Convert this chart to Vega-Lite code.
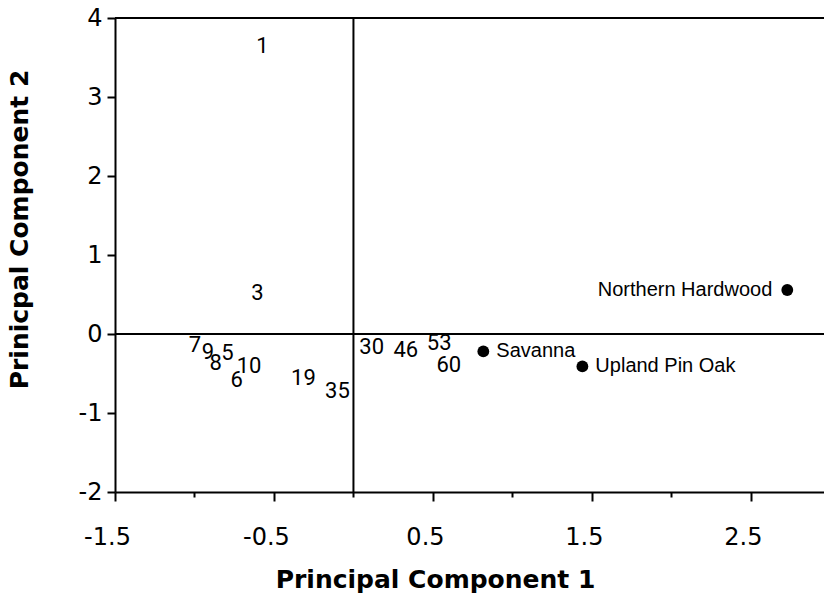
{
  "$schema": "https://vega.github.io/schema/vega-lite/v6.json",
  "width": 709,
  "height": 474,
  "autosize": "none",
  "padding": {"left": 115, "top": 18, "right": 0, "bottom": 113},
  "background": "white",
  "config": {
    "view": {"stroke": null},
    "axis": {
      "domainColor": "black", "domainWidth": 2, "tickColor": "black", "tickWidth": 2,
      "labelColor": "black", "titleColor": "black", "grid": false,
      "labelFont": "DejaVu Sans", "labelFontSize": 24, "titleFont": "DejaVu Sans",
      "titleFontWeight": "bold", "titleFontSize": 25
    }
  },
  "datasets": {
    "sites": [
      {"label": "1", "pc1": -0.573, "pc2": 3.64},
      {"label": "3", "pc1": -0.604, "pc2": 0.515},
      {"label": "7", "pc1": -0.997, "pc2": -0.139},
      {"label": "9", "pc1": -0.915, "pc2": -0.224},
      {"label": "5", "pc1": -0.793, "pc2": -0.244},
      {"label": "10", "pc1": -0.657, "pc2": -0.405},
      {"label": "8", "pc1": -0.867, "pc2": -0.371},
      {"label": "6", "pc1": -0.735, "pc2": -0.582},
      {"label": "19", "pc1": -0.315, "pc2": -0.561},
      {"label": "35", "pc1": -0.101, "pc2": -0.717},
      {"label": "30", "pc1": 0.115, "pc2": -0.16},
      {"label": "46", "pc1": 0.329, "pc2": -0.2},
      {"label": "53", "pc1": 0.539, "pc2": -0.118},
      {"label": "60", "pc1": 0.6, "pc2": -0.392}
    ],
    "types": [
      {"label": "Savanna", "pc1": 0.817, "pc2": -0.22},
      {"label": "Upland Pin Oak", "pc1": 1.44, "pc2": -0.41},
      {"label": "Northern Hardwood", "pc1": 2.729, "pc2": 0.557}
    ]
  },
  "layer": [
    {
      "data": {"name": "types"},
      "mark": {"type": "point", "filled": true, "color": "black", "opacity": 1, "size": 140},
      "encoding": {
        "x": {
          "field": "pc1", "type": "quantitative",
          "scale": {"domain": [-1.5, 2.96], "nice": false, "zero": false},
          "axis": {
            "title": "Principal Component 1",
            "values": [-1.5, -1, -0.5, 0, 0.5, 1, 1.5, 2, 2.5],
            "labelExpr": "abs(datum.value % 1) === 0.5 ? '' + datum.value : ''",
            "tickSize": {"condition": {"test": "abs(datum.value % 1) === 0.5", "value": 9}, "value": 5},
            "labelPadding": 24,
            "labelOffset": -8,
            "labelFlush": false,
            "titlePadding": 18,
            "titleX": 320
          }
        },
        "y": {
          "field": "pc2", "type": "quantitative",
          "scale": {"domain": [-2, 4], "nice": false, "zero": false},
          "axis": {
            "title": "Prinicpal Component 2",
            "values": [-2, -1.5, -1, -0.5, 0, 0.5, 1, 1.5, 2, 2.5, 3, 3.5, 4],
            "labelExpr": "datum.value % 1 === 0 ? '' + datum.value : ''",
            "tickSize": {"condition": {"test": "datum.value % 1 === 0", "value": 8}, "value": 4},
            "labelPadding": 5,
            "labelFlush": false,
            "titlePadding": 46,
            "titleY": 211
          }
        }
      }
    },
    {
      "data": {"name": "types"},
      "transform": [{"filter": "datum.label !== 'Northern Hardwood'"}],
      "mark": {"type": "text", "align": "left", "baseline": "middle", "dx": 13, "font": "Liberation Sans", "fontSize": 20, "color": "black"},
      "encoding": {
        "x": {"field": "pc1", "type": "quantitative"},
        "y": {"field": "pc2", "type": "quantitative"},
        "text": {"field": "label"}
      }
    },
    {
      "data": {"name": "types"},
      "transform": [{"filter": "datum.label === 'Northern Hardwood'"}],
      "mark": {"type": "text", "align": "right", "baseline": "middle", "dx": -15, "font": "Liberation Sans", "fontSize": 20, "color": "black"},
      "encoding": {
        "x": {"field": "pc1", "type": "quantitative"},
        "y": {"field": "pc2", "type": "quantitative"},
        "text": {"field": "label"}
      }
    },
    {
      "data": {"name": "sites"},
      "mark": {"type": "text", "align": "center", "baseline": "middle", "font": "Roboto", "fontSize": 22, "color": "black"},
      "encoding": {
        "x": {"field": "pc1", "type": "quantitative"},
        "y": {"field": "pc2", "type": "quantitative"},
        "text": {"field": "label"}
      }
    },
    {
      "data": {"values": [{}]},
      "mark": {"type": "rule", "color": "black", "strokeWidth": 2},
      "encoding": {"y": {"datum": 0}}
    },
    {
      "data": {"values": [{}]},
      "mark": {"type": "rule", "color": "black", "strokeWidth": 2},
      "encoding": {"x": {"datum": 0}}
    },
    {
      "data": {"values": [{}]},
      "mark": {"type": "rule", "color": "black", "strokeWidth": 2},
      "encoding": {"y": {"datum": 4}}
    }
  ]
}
########################################
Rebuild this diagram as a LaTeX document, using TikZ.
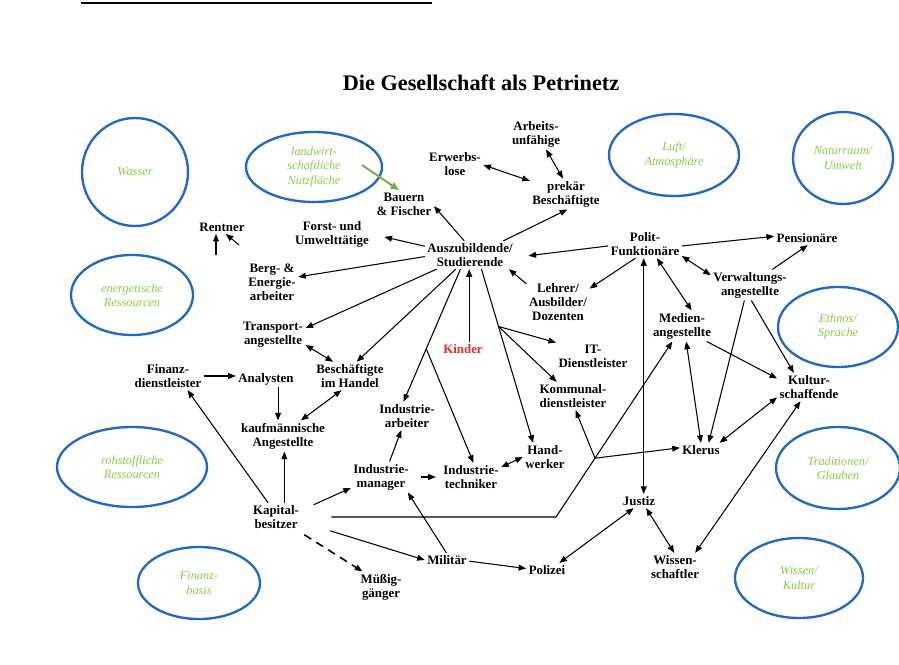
########################################
Among the entries, how many lines include the word "this"? Answer with a single number and nothing further.

[The completed task]:
2